NJC Poster Prize Winners at Metals and Genetics Meeting
16 Sep 2016
At the 6th International Conference on Metals and Genetics, these three young Indian scientists were honored for their outstanding work.
Three young scientists were recognized for their contributions at the 6th International Conference on Metals and Genetics, which took place earlier this year at the Indian Institute of Science in Bangalore.
The winners (in no particular order) of the NJC Poster Prizes awarded at this conference were:
|Mr Vadde Ramu, National Chemical Laboratory, Pune
Poster title: New imaging reagents for lipid dense regions in live cells and the nucleus in fixed MCF-7 cells
The presented work is part of Vadde’s Ph.D. thesis, carried out under the supervision of Dr. Amitava Das. Vadde will be defending his thesis work this month and is moving to Jena for a post-doctoral position in October.
The presented research work demonstrated the design and synthesis of two new uracil (U) and 5-flurouracil (5-FU) labelled ruthenium(II)-polypyridyl based cellular imaging reagents. These two complexes were found to show affinity towards DNA in the nucleus of the PFA fixed cells. A large Stokes shift (λ = 160 nm) and an appreciably long-lived 3MLCT excited state (λ = 320 ns) in aq. buffer medium (pH 7.4) are other key features of these complexes. Unlike the common nuclear DNA staining reagents like DAPI, these low-cytotoxic reagents are found to be highly stable towards photo-bleaching upon irradiation with λ > 455 nm at the MLCT band for these complexes.

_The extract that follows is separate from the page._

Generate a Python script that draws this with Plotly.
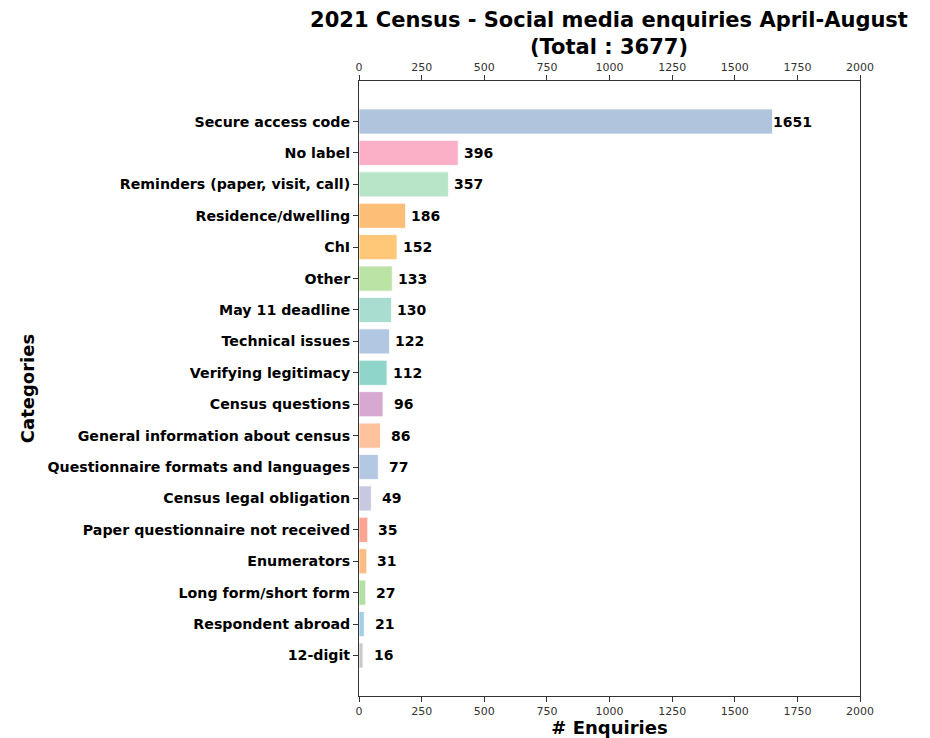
import plotly.graph_objects as go

categories = ["Secure access code", "No label", "Reminders (paper, visit, call)", "Residence/dwelling",
              "ChI", "Other", "May 11 deadline", "Technical issues", "Verifying legitimacy",
              "Census questions", "General information about census", "Questionnaire formats and languages",
              "Census legal obligation", "Paper questionnaire not received", "Enumerators",
              "Long form/short form", "Respondent abroad", "12-digit"]
values = [1651, 396, 357, 186, 152, 133, 130, 122, 112, 96, 86, 77, 49, 35, 31, 27, 21, 16]
colors = ["#b0c4de", "#fbb0c8", "#b8e4c8", "#fdbe78", "#fec878", "#bce3a6", "#a9ddd0", "#b2c8e2",
          "#90d5c9", "#d6a8d2", "#fec29c", "#b4c8e4", "#c7c8e2", "#fda493", "#fdbc82", "#b3e0a2",
          "#a6cde6", "#c8c8c8"]
x_ticks = [0, 250, 500, 750, 1000, 1250, 1500, 1750, 2000]

total = sum(values)
FONT = "DejaVu Sans"
W, H = 922, 730  # page body has an 8px margin

fig = go.Figure()
fig.add_trace(go.Bar(
    y=categories, x=values, orientation="h", width=0.8,
    marker=dict(color=colors, line=dict(color="rgba(255,255,255,0.8)", width=1)),
    hoverinfo="x+y", showlegend=False,
))
# invisible twin to drive the top axis
fig.add_trace(go.Bar(
    y=categories, x=values, orientation="h", xaxis="x2", opacity=0,
    hoverinfo="skip", showlegend=False,
))

for c, v in zip(categories, values):
    fig.add_annotation(x=v + 80, y=c, text=f"<b>{v}</b>", showarrow=False,
                       xanchor="center", yanchor="middle",
                       font=dict(family=FONT, size=14, color="black"))

axis_common = dict(range=[0, 2000], tickvals=x_ticks, ticks="outside", ticklen=5, tickwidth=1,
                   tickcolor="#333", tickfont=dict(family=FONT, size=11, color="#333"),
                   showgrid=False, zeroline=False, showline=True, linecolor="#333", linewidth=1,
                   automargin=False)

fig.update_layout(
    width=W, height=H,
    margin=dict(l=351, r=70, t=73, b=42),
    paper_bgcolor="white", plot_bgcolor="white",
    barmode="overlay",
    title=dict(text=f"<b>2021 Census - Social media enquiries April-August<br>(Total : {total})</b>",
               x=601 / W, xanchor="center", y=1 - 19 / H, yanchor="middle", yref="container",
               font=dict(family=FONT, size=21, color="black")),
    xaxis=dict(**axis_common, mirror=True,
               title=dict(text="<b># Enquiries</b>", font=dict(family=FONT, size=18, color="black"),
                          standoff=4)),
    xaxis2=dict(**axis_common, overlaying="x", side="top", matches="x"),
    yaxis=dict(range=[len(categories) - 1 + 1.29, -1.29], ticks="outside", ticklen=5, tickwidth=1,
               tickcolor="#333", showline=True, linecolor="#333", linewidth=1, mirror=True,
               showgrid=False, zeroline=False, automargin=False,
               tickfont=dict(family=FONT, size=14.2, color="black"),
               tickprefix="<b>", ticksuffix="</b>",
               title=dict(text="<b>Categories</b>", font=dict(family=FONT, size=18, color="black"),
                          standoff=8)),
    font=dict(family=FONT),
)

fig.write_html("out.html")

|Mr Samsuzzoha Mondal, Tata Institute of Fundamental Research, Mumbai
Poster title: Sensing Signalling Phospholipids with ‘Lanthano-proteins’
Samsuzzoha is a Ph.D. student working in the group of Dr. Ankona Datta. He is in his final year and expects to defend his degree in mid-2017.
His present research is about developing fluorescent probes for imaging the crucial phospholipids involved in cell signaling processes. Currently available genetically encoded fluorescent probes lack ‘on-off’ sensing and have problems with background signal. Hence tracking the spatio-temporal dynamics of phospholipids in a live cellular process with those fluorescent proteins is challenging. The authors are addressing this issue by developing novel fluorescent probes with ‘turn on’ or ‘ratiometric’ fluorescence sensing. The poster presents a ‘lanthano’-protein based ‘turn on’ sensor for phosphatidylserine, a phospholipid involved in cell-death signals mediation and several other signaling processes. Additionally, a recently developed, cell permeable, ratiometric sensor for phosphoinositides, the most important signaling phospholipids in the cellular system, is demonstrated.
|Ms Tandrila Das, Indian Institute of Science, Bangalore
Poster title: Vacancy-Engineered Nanoceria: Enzyme Mimetic Hotspots for the degradation of Nerve Agents
Tandrila did the work presented in the poster as a 5th year BS-MS student under the direction of Prof. Govindasamy Mugesh. She is now a 1st year student in the Tri-Institutional Ph.D. program in chemical biology offered by Weill Cornell Medicine, Memorial Sloan-Kettering Cancer Center and The Rockefeller University (all located in New York City).
The study of phosphotriesterase (PTE) enzymes and synthesis of its structural and functional mimics has been a long time interest of the lab. PTE enzymes degrade organophosphorus nerve agents, which are known to inhibit acetylcholine esterase, thus resulting in paralysis, respiratory failure, etc. For her Master’s thesis, Tandrila worked on developing a nano-mimic of PTE enzyme. The poster work showed that vacancy engineered nanoceria (CeO2) with Ce in both +3 and +4 oxidation states very efficiently act as a catalyst to hydrolyze organophosphorus nerve agents like paraoxon, parathion, etc.
(The photo shows Tandrila on the left with co-author Dr Amit Vernekar, currently a post-doc in the Lippard group at MIT.)
Congratulations to the 3 laureates, and best wishes for continuing success in their research and careers.